The New Horizons team got a faint glimpse of the mission's distant, main planetary target when one of the spacecraft's telescopic cameras spotted Pluto for the first time.
The Long Range Reconnaissance Imager (LORRI) took the pictures during an optical navigation test on Sept. 21-24, and stored them on the spacecraft's data recorder until their recent transmission back to Earth. Seen at a distance of about 4.2 billion kilometers (2.6 billion miles) from the spacecraft, Pluto is little more than a faint point of light among a dense field of stars. But the images prove that the spacecraft can find and track long-range targets, a critical capability the team will use to navigate New Horizons toward 2,500-kilometer wide Pluto and, later, one or more 50-kilometer sized Kuiper Belt objects.

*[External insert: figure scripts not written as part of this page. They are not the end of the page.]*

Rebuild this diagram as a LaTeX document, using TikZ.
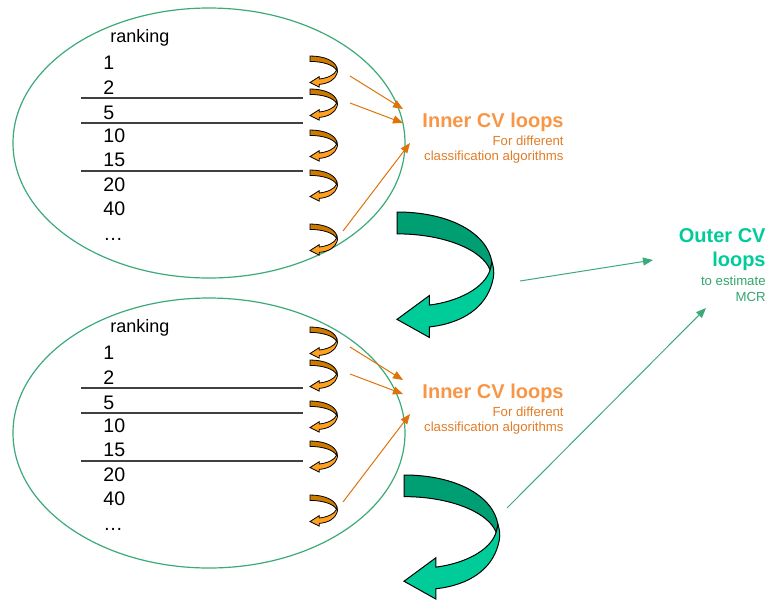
\documentclass[tikz,border=0pt]{standalone}
\usepackage{fontspec}
\setmainfont{Liberation Sans}
\usepackage{tikz}
\usetikzlibrary{arrows.meta}

\definecolor{ellgreen}{RGB}{60,170,120}
\definecolor{darkteal}{RGB}{0,158,115}
\definecolor{lightteal}{RGB}{0,204,153}
\definecolor{darkorange}{RGB}{204,122,0}
\definecolor{lightorange}{RGB}{255,160,30}
\definecolor{lineorange}{RGB}{222,115,10}
\definecolor{titleorange}{RGB}{247,150,70}
\definecolor{smallorange}{RGB}{225,125,40}
\definecolor{smallgreen}{RGB}{50,165,110}

% u-turn arrow: back band (#1) and front band with head (#2)
\tikzset{
  pics/uturn/.style 2 args={code={
    \filldraw[fill=#1] (0,0) .. controls (0.55,0) and (0.95,0.22) .. (1,0.53)
      -- (0.98,0.61) .. controls (0.9,0.4) and (0.5,0.23) .. (0,0.23) -- cycle;
    \filldraw[fill=#2] (1,0.53) .. controls (1.03,0.62) and (1.02,0.68) .. (1,0.75)
      .. controls (0.93,1.0) and (0.7,1.17) .. (0.34,1.21) -- (0.34,1.32) -- (0,1.13)
      -- (0.34,0.88) -- (0.34,0.98) .. controls (0.65,0.94) and (0.92,0.8) .. (0.98,0.61) -- cycle;
  }}
}

\begin{document}
\begin{tikzpicture}[x=0.5pt,y=-0.5pt,
  every node/.style={inner sep=0pt,font=\fontsize{9}{11}\selectfont},
  rank/.style={anchor=base west},
  num/.style={anchor=base west,font=\fontsize{9.8}{12}\selectfont},
  sepline/.style={line width=0.7pt,black!75},
  small/.style={xscale=27,yscale=23.5,line width=0.4pt},
  big/.style={line width=0.5pt},
  title/.style={anchor=base east,font=\bfseries\fontsize{10}{12}\selectfont},
  note/.style={anchor=base east,font=\fontsize{6.6}{8}\selectfont},
  feed/.style={lineorange,line width=0.5pt,-{Triangle[length=5pt,width=4pt]}},
  outer/.style={ellgreen,line width=0.5pt,-{Triangle[length=5pt,width=4pt]}}]

  \useasboundingbox (0,0) rectangle (771,601);

  % Specification of the two ranking ellipses
  \foreach \b/\dy/\da in {1/0/0, 2/290/271} {
    \draw[ellgreen,line width=0.6pt] (209,{143+\dy}) ellipse [x radius=98pt, y radius=67.5pt];
    \node[rank] (rk\b) at (110,{42+\dy}) {ranking};
    \foreach \n/\y [count=\i] in {1/69.5, 2/94.5, 5/119.5, 10/142.5, 15/166.5, 20/191.5, 40/215.5, …/240}
      \node[num] (r\b n\i) at (103,{\y+\dy}) {\n};
    \foreach \y in {98, 123, 171}
      \draw[sepline] (81,{\y+\dy}) -- (303,{\y+\dy});

    % small loops
    \foreach \y in {56, 89, 130, 170, 224}
      \pic[small] at (310,{\y+\da}) {uturn={darkorange}{lightorange}};

    % labels
    \node[title,titleorange] (in\b) at (564,{127+\da}) {Inner CV loops};
    \node[note,smallorange] (for\b) at (564,{145+\da}) {For different};
    \node[note,smallorange] (cls\b) at (564,{160+\da}) {classification algorithms};

    \coordinate (fa\b) at (350,{76+\da});
    \coordinate (fb\b) at (350,{103+\da});
    \coordinate (fc\b) at (343,{231+\da});
    \coordinate (ta\b) at (403,{109+\da});
    \coordinate (tb\b) at (403,{123+\da});
    \coordinate (tc\b) at (410,{143+\da});
    \draw[feed] (fa\b) -- (ta\b);
    \draw[feed] (fb\b) -- (tb\b);
    \draw[feed] (fc\b) -- (tc\b);
  }

  % big outer loops
  \pic[big,xscale=95,yscale=95] at (397,212) {uturn={darkteal}{lightteal}};
  \pic[big,xscale=94,yscale=94] at (404,475) {uturn={darkteal}{lightteal}};

  \node[title,lightteal] (oc) at (766,242) {Outer CV};
  \node[title,lightteal] (ol) at (766,266) {loops};
  \node[note,smallgreen] (oe) at (766,285) {to estimate};
  \node[note,smallgreen] (om) at (766,301) {MCR};

  \coordinate (g1s) at (520,281);
  \coordinate (g1e) at (653,260);
  \coordinate (g2s) at (507,508);
  \coordinate (g2e) at (706,308);
  \draw[outer] (g1s) -- (g1e);
  \draw[outer] (g2s) -- (g2e);

\end{tikzpicture}
\end{document}
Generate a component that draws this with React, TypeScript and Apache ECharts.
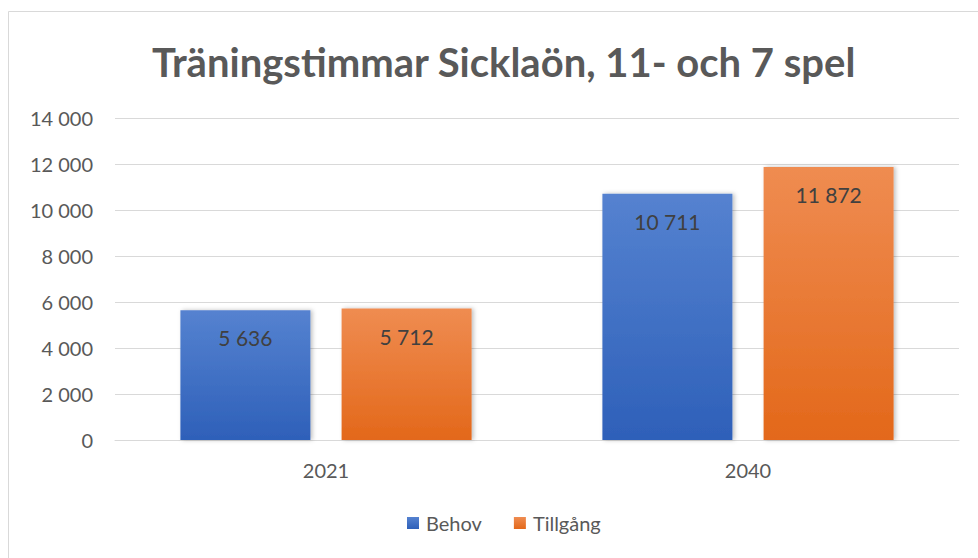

Mission scientists knew they had Pluto in their sights when LORRI detected an unresolved "point" in Pluto's predicted position, moving at the planet's expected rate of motion across the constellation of Sagittarius near the plane of the Milky Way galaxy. Pluto appears in all three images of that region of space LORRI photographed on Sept. 21 and Sept. 24, confirming that it was "real" and not a cosmic ray or other object. For further confirmation, the object moving along Pluto's predicted path in the sky has a visual magnitude (brightness) a little brighter than 14, just what could be expected from Pluto at that time and that distance from New Horizons.
To analyze the images for their moving target, the team actually pulled a page out of Clyde Tombaugh's Pluto discovery book, stroboscopically switching between multiple images of the same area taken days apart. Using this technique, objects such as stars appear stationary, but moving targets, such as a planet, are easily seen jumping between positions against the star field.
"Finding Pluto in this dense star field really was like trying to find a needle in a haystack," says New Horizons Principal Investigator Alan Stern, of the Southwest Research Institute. "Clyde Tombaugh would have been proud because the LORRI team had to use the same technique that served him so well in discovering Pluto, but because LORRI produces digital images, they could avoid all the messy chemicals Clyde needed to develop the photographic plates!"
LORRI, designed and built by the Johns Hopkins University Applied Physics Laboratory (APL), is crafted to obtain images at the highest possible resolution from the longest possible distance. This latest optical navigation test simulated the conditions under which LORRI will be required to find a Kuiper Belt object (and potential flyby target) as New Horizons approaches Pluto.
"LORRI passed this test with flying colors, because Pluto's signal was clearly detected at 30 to 40 times the noise level in the images," says New Horizons Project Scientist Hal Weaver of APL.
"Those of us who calibrated LORRI on the ground and in flight are not surprised to see what it can do, but we are mighty grateful that LORRI has survived launch and its first several months in space without any loss of performance," says LORRI Principal Investigator Andy Cheng, of APL. "We'll have to wait until early 2015 for LORRI to return better views of Pluto than have ever been seen before. In the meantime, we're looking forward to viewing the marvels of the Jupiter system this coming January and February."
Just beyond the Jupiter encounter, Stern says, the team will use LORRI to begin collecting valuable data on Pluto itself.
"We won't get useful science out of these first detections of Pluto," he says. "But during the next several years of approach, we'll use LORRI to study Pluto's brightness variation with our angle to the Sun to build a 'phase curve' we could never get from Earth or Earth orbit. This will allow us to derive new information about Pluto's surface properties even while we are still far away.